The energy and consumer products sectors are most exposed to future shocks, analysts say in a report focusing on the impact of natural disasters on businesses.
The effect of disasters on corporate credit quality could “increase considerably” if predictions by climate scientists are proved correct, says the report.
“If such extreme events were to occur, companies’ existing insurance and overall disaster risk management measures could, in Standard & Poor’s Ratings Services’ opinion, become considerably less effective.
“Therefore, we see improvements in companies’ disclosure about their exposure to natural catastrophes becoming more relevant to our ratings analysis.”
Floods, droughts, tropical storms and earthquakes are factors in 60 negative rating actions since 2005, says S&P, compared to 6,300 downgrades over the same period.
Current levels of catastrophe insurance and disaster risk management are likely to be inadequate if droughts, floods, heatwaves and rising sea levels increase as a result of greenhouse gas emissions.
In over 40% of cases a natural disaster led to a one-notch downgrade.
“We consider that the international community as a whole will need to improve the resilience of the global economy to natural disasters so that their impact on companies is manageable,” say analysts.
“Climate change will in our opinion only add to this challenge.”
The report builds on research already released by S&P, which has taken an increased interest in climate change and related extreme events since 2010.
Last year it identified Vietnam, Bangladesh and Senegal as the three countries most at risk from global warming.

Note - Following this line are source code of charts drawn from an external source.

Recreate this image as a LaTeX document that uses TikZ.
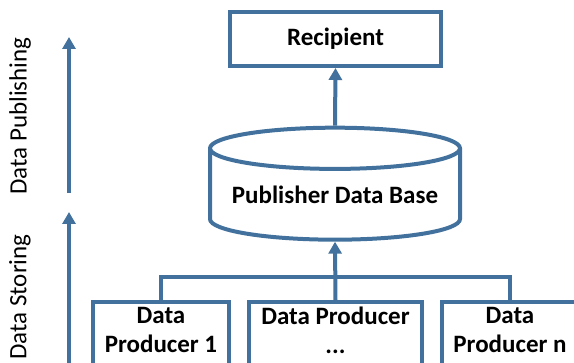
\documentclass[tikz,border=0pt]{standalone}
\usepackage{fontspec}
\setmainfont{Carlito}
\usepackage{xcolor}
\usetikzlibrary{arrows.meta,shapes.geometric}
\definecolor{boxblue}{RGB}{65,113,156}

\begin{document}
\begin{tikzpicture}[x=1pt,y=1pt]
	\tikzstyle{every node}=[font=\fontsize{25}{29}\selectfont\bfseries]
	\tikzstyle{frame}=[draw=boxblue, line width=4pt]
	\tikzstyle{wire}=[draw=boxblue, line width=4pt]
	\tikzstyle{arr}=[wire, -{Triangle[width=13pt,length=12pt]}]
	\tikzstyle{producer}=[frame, align=center, anchor=north, inner xsep=0pt, inner ysep=5pt, text depth=60pt]
	\tikzstyle{side}=[rotate=90, font=\fontsize{25}{29}\selectfont]
	\useasboundingbox (0,0) rectangle (574,363);
	\clip (0,0) rectangle (574,363);
	% boxes
	\node [frame, minimum width=211pt, minimum height=54pt, inner sep=0pt] (rec) at (335.5,324) {Recipient};
	\node [frame, cylinder, shape border rotate=90, aspect=0.2, minimum width=250pt, minimum height=112pt, inner sep=0pt] (db) at (335,168) {Publisher Data Base};
	\node [producer, minimum width=136pt] (prod1) at (161,63) {Data\\Producer 1};
	\node [producer, minimum width=173pt] (prod2) at (335.5,63) {Data Producer\\...};
	\node [producer, minimum width=136pt] (prodn) at (510,63) {Data\\Producer n};
	% side labels
	\node [side] (publab) at (20,247) {Data Publishing};
	\node [side] (storlab) at (20,66) {Data Storing};
	\coordinate (pubfrom) at (69,170);
	\coordinate (pubto) at (69,326);
	\coordinate (storfrom) at (69,-5);
	\coordinate (storto) at (69,151);
	\coordinate (bus) at (335.5,86);
	% connectors
	\draw [arr] (pubfrom) -- (pubto);
	\draw [arr] (storfrom) -- (storto);
	\draw [arr] (db.north) -- (rec.south);
	\draw [wire] (prod1.north) |- (bus) -| (prodn.north);
	\draw [arr] (prod2.north) -- (db.south);
\end{tikzpicture}
\end{document}
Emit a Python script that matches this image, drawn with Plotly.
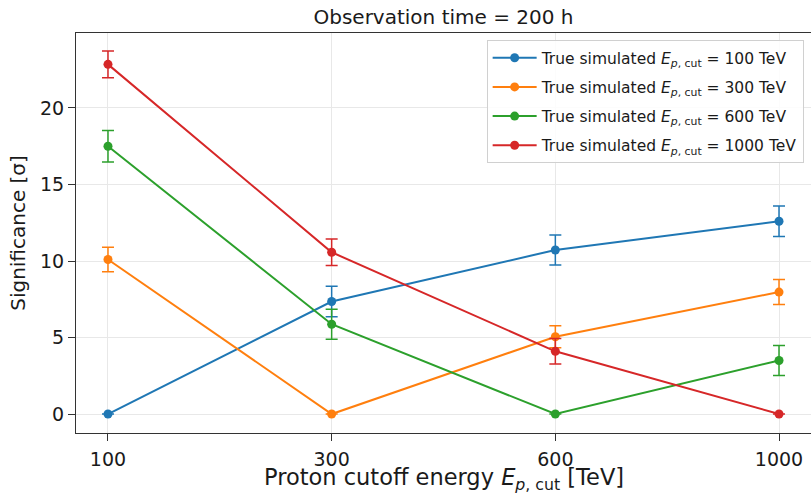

Others deemed in danger included Indonesia, Nigeria and Fiji.
As the probability and cost of natural catastrophes events increases some risks would become more difficult to insure, this year’s report says.
Companies are taking an increased interest in environmental hazards, Michael Wilkins, managing director, of S&P’s Infrastructure Finance Ratings told RTCC.
But he said there are no plans as yet to include climate impacts into the wider ratings process, as it’s still hard to measure material impacts or work out the risks over a specific timeline.
“If we are to demonstrate materiality within a 3-5 year horizon we need to have quantifiable evidence,” he said.
Wilkins described climate risk as a “slow burner”, but citing 2014 research from the UN’s IPCC science panel said increases in risk were likely to be significant.
A planned UN climate pact – due to be signed off by nearly 200 countries later this year – should ensure more transparency on potential risks, which would help investors, he said.